On Wednesday, when looking at the growing decoupling between gold which has traded flat since August, and bitcoin which is about to take out its all time highs around $20,000…
… we pointed out an observation from Deutsche which said that gold was up both during periods when deflation was the dominant concern…
… and also when inflation re-emerged as the primary concern.
This prompted Deutsche Bank’s Jim Reid to conclude that “there also seems to be an increasing demand to use Bitcoin where Gold used to be used to hedge Dollar risk, inflation and other things.”
The latest weekly fund flow data confirms this, because even as bitcoin continues to rise amid a surge in institutional buying, with volumes in futures contracts exploding to an all time high…
… this was “offset” by what Bank of America calculated was the largest weekly gold fund outflow on record.
And while offsetting flows between bitcoin (in) and gold (out) would make sense in the context of repositioning (as younger investors buy bitcoin and older investors sell gold), the “cross the stream” moment will kick in when both storm higher.
That’s the “Hedging Goldilocks” scenario laid out by BofA’s Michael Hartnett, who notes that the biggest threat to the “uber-Goldilocks” base case for 2021, which as a reminder is the following…

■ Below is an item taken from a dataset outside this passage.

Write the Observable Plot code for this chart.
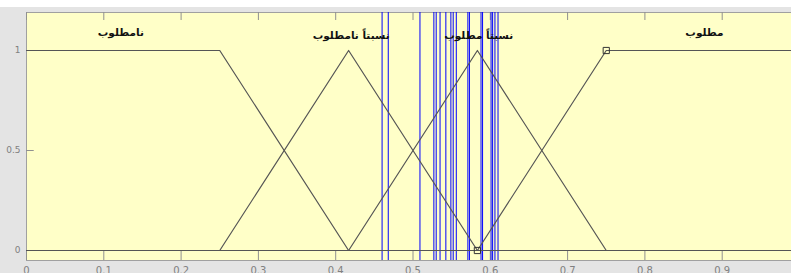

a year of vaccine not virus, a year of reopening not lockdown, a year of recovery not recession; 2021 forecast by consensus to be the “uber-Goldilocks”…consensus predicting 5.2% global GDP growth, 3.8% US GDP growth, 1.9% U.S. inflation, 1.2% US Treasury yields
… is via higher inflation and bond yields (e.g. GT10 >2%) in 2021 as
- supply bottlenecks in goods, services, labor fail to keep up with an unexpected surge in demand,
- excess debt (global debt now $277tn or 365% GDP) causes US dollar debasement,
- Fed desperation to prevent disorderly rise in bond yields sparks self-defeating/disorderly asset price inflation;
It is here that both bitcoin and gold will be early indicators, because as Hartnett concludes, “Bitcoin >20,000, Gold >2000, DXY <90 would all be harbingers of higher volatility & yields.” His advice: “hedge inflation risk via volatility, commodities, CRE, and EM.”